Kampung Naga, yang terletak di Desa Neglasari, Kecamatan Salawu, Kabupaten Tasikmalaya, memiliki kehidupan sosial yang sangat berbeda. Kehidupan sosial masyarakatnya relatif terbuka, meskipun mereka kampung adat. Mereka mampu menerima kemajuan dan perkembangan zaman.
Mereka mengikuti aturan adat, termasuk larangan-larangannya. Selama tidak ada larangan atau pelanggaran, semua berjalan seperti biasa.
Banyak hal menunjukkan hal itu. Misalnya, orang-orang di Kampung Naga terlihat menggunakan ponsel untuk berkomunikasi; beberapa rumah memiliki televisi; ibu-ibu juga menggunakan perabotan plastik; dan pakaian tidak hanya pakaian adat. Selain itu, semua anak-anak di Naga Village bersekolah atau menerima pendidikan formal.
Di Kampung Naga memang tidak ada sambungan listrik. Aturan adat menolak adanya sambungan listrik ke lingkungan mereka.
Tapi televisi bisa menggunakan sumber listrik dari accu, untuk isi ulang baterai ponsel mereka lakukan di luar kampung adat atau di sekitar parkiran. “Sampai kapan pun listrik akan ditolak, karena sudah menjadi larangan,” kata Ma’un.
Selain dilarang secara adat, dia juga mengatakan alasan logis dari penolakan listrik. “Kampung ini kan rumahnya berbahan kayu beratap ijuk, rentan kebakaran kalau sampai ada listrik,” kata Ma’un, Punduh Kampung Naga, beberapa waktu lalu.
Dia mengaku optimistis aturan adat di kampungnya akan tetap terjaga sampai kapan pun. Karena aturan adat hanya berlaku di kampung mereka saja. Artinya jika ada anak atau warga Kampung Naga yang merasa tak betah atas aturan-aturan adat itu, maka mereka dipersilahkan untuk keluar.
Namun keluar dari kampung bukan berarti terusir, hubungan silaturahmi tetap baik dan tetap diakui sebagai warga Kampung Naga.
“Kalau malam ingin terang benderang, ingin hidup modern. Ya tinggal keluar saja, mudah kan?. Kapan pun mau kembali silahkan, asal harus kembali ikuti aturan,” kata Ma’un.

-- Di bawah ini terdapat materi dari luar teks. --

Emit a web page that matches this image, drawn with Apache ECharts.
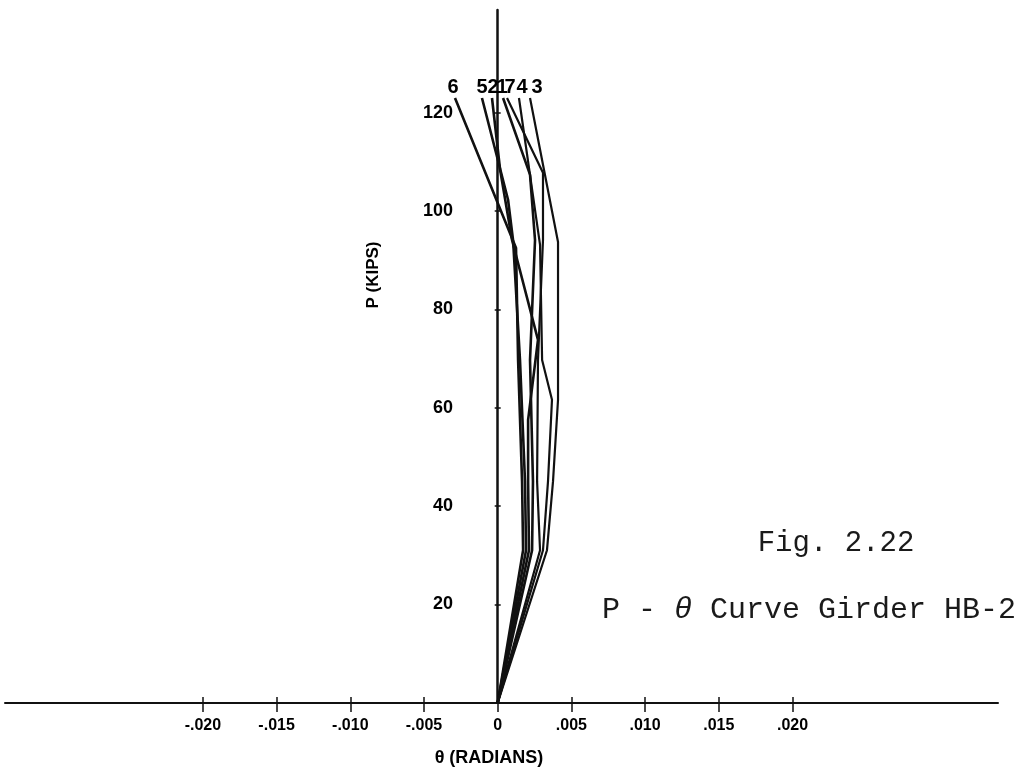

Masyarakat Kampung Naga menyandarkan kebutuhan hidup dari hasil tani padi, perikanan dan kerajinan anyaman bambu.
Sementara anak-anak muda Kampung Naga juga banyak yang merantau bekerja ke luar kota atau bekerja di luar dari Kampung Naga. Anak-anak perempuan juga banyak yang menikah dan ikut suami menetap di luar kampung. Semua itu tak jadi persoalan, hanya saja ketika pulang ke Kampung Naga, mereka wajib kembali mentaati aturan adat.

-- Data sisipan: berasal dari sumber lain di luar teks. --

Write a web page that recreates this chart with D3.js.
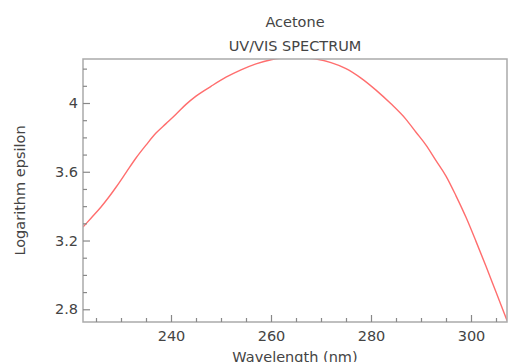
<!DOCTYPE html>
<html>
<head>
<meta charset="utf-8">
<script src="https://cdn.jsdelivr.net/npm/d3@7"></script>
<style>
  body { margin: 0; background: #fff; }
  text { font-family: "DejaVu Sans", sans-serif; fill: #444; }
</style>
</head>
<body>
<div id="chart"></div>
<script>
// The svg
var width = 509;
var height = 362;
var margin = { top: 59, right: 2, bottom: 40, left: 83 };

// data
var wavelength = [222.4, 224, 226, 227.5, 229, 231, 233, 235, 237, 239, 241, 243, 245, 248, 251, 254, 257, 260, 263, 266, 269, 272, 275, 278, 281, 284, 287, 289, 291, 293, 295, 297, 299, 301, 303, 305, 307.2];
var logEpsilon = [3.278, 3.33, 3.395, 3.45, 3.51, 3.595, 3.68, 3.755, 3.825, 3.88, 3.935, 3.992, 4.04, 4.097, 4.15, 4.193, 4.228, 4.252, 4.262, 4.262, 4.255, 4.235, 4.2, 4.145, 4.075, 3.995, 3.905, 3.83, 3.755, 3.665, 3.575, 3.46, 3.335, 3.195, 3.05, 2.9, 2.735];

var xTicks = [240, 260, 280, 300];
var yTicks = [2.8, 3.2, 3.6, 4];
var titleLines = ["Acetone", "UV/VIS SPECTRUM"];

var svg = d3.select("#chart")
    .append("svg")
    .attr("width", width)
    .attr("height", height);

var x = d3.scaleLinear()
    .domain([222.4, 307.2])
    .range([margin.left, width - margin.right]);

var y = d3.scaleLinear()
    .domain([2.726, 4.256])
    .range([height - margin.bottom, margin.top]);

var plotW = width - margin.right - margin.left;
var plotH = height - margin.bottom - margin.top;

// clip so the peak runs along the frame
svg.append("clipPath").attr("id", "clip")
    .append("rect")
    .attr("x", margin.left).attr("y", margin.top)
    .attr("width", plotW).attr("height", plotH);

// the curve
var points = wavelength.map(function (d, i) { return [d, logEpsilon[i]]; });
svg.append("path")
    .datum(points)
    .attr("clip-path", "url(#clip)")
    .attr("fill", "none")
    .attr("stroke", "#ff6e6e")
    .attr("stroke-width", 1.4)
    .attr("d", d3.line()
        .curve(d3.curveMonotoneX)
        .x(function (d) { return x(d[0]); })
        .y(function (d) { return y(d[1]); }));

// frame
svg.append("rect")
    .attr("x", margin.left).attr("y", margin.top)
    .attr("width", plotW).attr("height", plotH)
    .attr("fill", "none")
    .attr("stroke", "#aaa")
    .attr("stroke-width", 1.5);

// bottom axis, ticks inside
var xAxis = svg.append("g")
    .attr("transform", "translate(0," + (height - margin.bottom) + ")");
xAxis.call(d3.axisBottom(x).tickValues(d3.range(225, 307, 5)).tickSize(-4).tickFormat(""));
xAxis.call(function (g) {
    g.selectAll(".tick line").filter(function (d) { return xTicks.indexOf(d) >= 0; }).attr("y2", -7);
});
var xLab = svg.append("g")
    .attr("transform", "translate(0," + (height - margin.bottom) + ")")
    .call(d3.axisBottom(x).tickValues(xTicks).tickSize(0).tickPadding(9).tickFormat(d3.format("d")));

// left axis, ticks inside
var yAxis = svg.append("g")
    .attr("transform", "translate(" + margin.left + ",0)");
yAxis.call(d3.axisLeft(y).tickValues(d3.range(2.8, 4.26, 0.1)).tickSize(-4).tickFormat(""));
yAxis.call(function (g) {
    g.selectAll(".tick line").filter(function (d) {
        return yTicks.some(function (t) { return Math.abs(t - d) < 1e-6; });
    }).attr("x2", 7);
});
var yLab = svg.append("g")
    .attr("transform", "translate(" + margin.left + ",0)")
    .call(d3.axisLeft(y).tickValues(yTicks).tickSize(0).tickPadding(5).tickFormat(d3.format("")));

svg.selectAll(".domain").remove();
svg.selectAll(".tick line").attr("stroke", "#888").attr("stroke-width", 1.2);
svg.selectAll(".tick text").style("font-size", "14.5px").style("font-family", "DejaVu Sans, sans-serif").attr("fill", "#444");

// titles
svg.selectAll(".title")
    .data(titleLines)
    .enter()
    .append("text")
    .attr("class", "title")
    .attr("x", margin.left + plotW / 2)
    .attr("y", function (d, i) { return 27 + i * 24; })
    .attr("text-anchor", "middle")
    .style("font-size", "14.5px")
    .text(function (d) { return d; });

// axis labels
svg.append("text")
    .attr("x", margin.left + plotW / 2)
    .attr("y", 362)
    .attr("text-anchor", "middle")
    .style("font-size", "14.5px")
    .text("Wavelength (nm)");

svg.append("text")
    .attr("transform", "translate(25," + (margin.top + plotH / 2) + ") rotate(-90)")
    .attr("text-anchor", "middle")
    .style("font-size", "14.5px")
    .text("Logarithm epsilon");
</script>
</body>
</html>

Dalam setahun setidaknya ada 6 momentum dimana warga Kampung Naga kembali ke kampung dan menggelar acara adat. Keenam acara itu adalah 1 Muharam, bulan Mulud, Jumadil Akhir, Sya’ban, Idul Fitri dan Idul Adha.

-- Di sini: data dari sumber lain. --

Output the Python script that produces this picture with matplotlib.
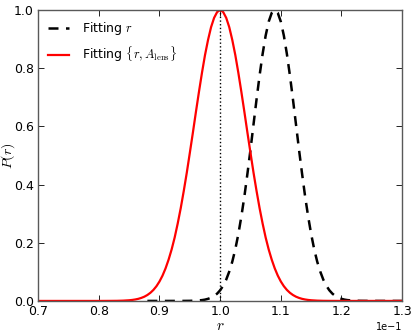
import matplotlib
matplotlib.use("Agg")
import matplotlib.pyplot as plt
import numpy as np

plt.rcParams['mathtext.fontset'] = 'cm'
plt.rcParams['font.family'] = 'DejaVu Sans'

## Posterior for fitting r only (dashed black)
r_fit_r = np.array([0.0880, 0.0920, 0.0940, 0.0950, 0.0960, 0.0970, 0.0975, 0.0980, 0.0985,
                    0.0990, 0.0995, 0.1000, 0.1005, 0.1010, 0.1015, 0.1020, 0.1025, 0.1030,
                    0.1035, 0.1040, 0.1045, 0.1050, 0.1055, 0.1060, 0.1065, 0.1070, 0.1075,
                    0.1080, 0.1085, 0.1090, 0.1095, 0.1100, 0.1105, 0.1110, 0.1115, 0.1120,
                    0.1125, 0.1130, 0.1135, 0.1140, 0.1145, 0.1150, 0.1155, 0.1160, 0.1165,
                    0.1170, 0.1175, 0.1180, 0.1185, 0.1190, 0.1195, 0.1200, 0.1205, 0.1210,
                    0.1220, 0.1230, 0.1240, 0.1260, 0.1300])
p_fit_r = np.array([0.0, 0.0, 0.0001, 0.0003, 0.0010, 0.0028, 0.0045, 0.0072, 0.0111,
                    0.0169, 0.0251, 0.0367, 0.0524, 0.0734, 0.101, 0.135, 0.178, 0.230,
                    0.291, 0.360, 0.438, 0.520, 0.607, 0.693, 0.775, 0.849, 0.912,
                    0.960, 0.990, 1.000, 0.990, 0.960, 0.912, 0.849, 0.775, 0.693,
                    0.607, 0.520, 0.438, 0.360, 0.291, 0.230, 0.178, 0.135, 0.101,
                    0.0734, 0.0524, 0.0367, 0.0251, 0.0169, 0.0111, 0.0072, 0.0045, 0.0028,
                    0.0010, 0.0003, 0.0001, 0.0, 0.0])

## Posterior for fitting {r, A_lens} (solid red)
r_fit_ra = np.array([0.0700, 0.0800, 0.0820, 0.0830, 0.0840, 0.0850, 0.0855, 0.0860, 0.0865,
                     0.0870, 0.0875, 0.0880, 0.0885, 0.0890, 0.0895, 0.0900, 0.0905, 0.0910,
                     0.0915, 0.0920, 0.0925, 0.0930, 0.0935, 0.0940, 0.0945, 0.0950, 0.0955,
                     0.0960, 0.0965, 0.0970, 0.0975, 0.0980, 0.0985, 0.0990, 0.0995, 0.1000,
                     0.1005, 0.1010, 0.1015, 0.1020, 0.1025, 0.1030, 0.1035, 0.1040, 0.1045,
                     0.1050, 0.1055, 0.1060, 0.1065, 0.1070, 0.1075, 0.1080, 0.1085, 0.1090,
                     0.1095, 0.1100, 0.1105, 0.1110, 0.1115, 0.1120, 0.1125, 0.1130, 0.1135,
                     0.1140, 0.1145, 0.1150, 0.1160, 0.1170, 0.1180, 0.1200, 0.1300])
p_fit_ra = np.array([0.0, 0.0, 0.0002, 0.0004, 0.0010, 0.0023, 0.0034, 0.0050, 0.0072,
                     0.0104, 0.0146, 0.0204, 0.0280, 0.0379, 0.0507, 0.0669, 0.0871, 0.112,
                     0.142, 0.177, 0.218, 0.266, 0.319, 0.378, 0.441, 0.509, 0.578,
                     0.649, 0.718, 0.784, 0.845, 0.897, 0.941, 0.973, 0.993, 1.000,
                     0.993, 0.973, 0.941, 0.897, 0.845, 0.784, 0.718, 0.649, 0.578,
                     0.509, 0.441, 0.378, 0.319, 0.266, 0.218, 0.177, 0.142, 0.112,
                     0.0871, 0.0669, 0.0507, 0.0379, 0.0280, 0.0204, 0.0146, 0.0104, 0.0072,
                     0.0050, 0.0034, 0.0023, 0.0010, 0.0004, 0.0002, 0.0, 0.0])

r_fid = 0.1

fig = plt.figure(figsize=(4.15, 3.34), dpi=100)
ax = fig.add_axes([0.092, 0.099, 0.877, 0.871])

ax.plot(r_fit_r, p_fit_r, 'k--', lw=1.8, dashes=(4, 3), label=r"Fitting $r$")
ax.plot(r_fit_ra, p_fit_ra, 'r-', lw=1.6, label=r"Fitting $\{r, A_{\rm lens}\}$")
ax.plot([r_fid, r_fid], [0, 1], 'k:', lw=1.0)

ax.set_xlim(0.07, 0.13)
ax.set_ylim(0, 1)
ax.set_xticks(np.arange(0.07, 0.1301, 0.01))
ax.set_yticks([0, 0.2, 0.4, 0.6, 0.8, 1.0])
ax.ticklabel_format(axis='x', style='sci', scilimits=(0, 0))
ax.xaxis.get_offset_text().set_fontsize(7)
ax.tick_params(direction='in', top=True, right=True, length=4, width=0.6, labelsize=9, pad=3)
for sp in ax.spines.values():
    sp.set_color('0.35')
    sp.set_linewidth(1.0)

ax.set_xlabel(r"$r$", fontsize=11, labelpad=0)
ax.set_ylabel(r"$P(r)$", fontsize=10)
ax.yaxis.set_label_coords(-0.058, 0.5)
ax.legend(loc='upper left', frameon=False, fontsize=9, handlelength=1.7,
          borderaxespad=0.4, labelspacing=0.6, handletextpad=1.0)

fig.savefig("out.png", dpi=100)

Aturan lain di Kampung Naga ini menyangkut jumlah rumah yang tidak boleh bertambah. Semuanya ada 112 termasuk mesjid, balai pertemuan dan Bumi Ageung.
Selain itu ada aturan atau larangan merambah atau masuk ke hutan larangan atau hutan keramat yang berada di seberang sungai Ciwulan. Aturan ini juga dipegang teguh, bahkan untuk sekedar memungut ranting patah pun masyarakat tak berani. Imbasnya keseimbangan ekosistem dan kelestarian alam di lingkungan itu tetap terjaga.
“Boleh mengambil sesuatu dari hutan itu untuk kepentingan pengobatan, tapi syaratnya sebelah kaki harus tetap terendam sungai Ciwulan. Ya memang susah, jadi lebih baik tidak usah masuk,” kata Ma’un. Di samping itu masih banyak aturan-aturan adat yang berlaku dan selalu dijunjung tinggi oleh masyarakat Kampung Naga.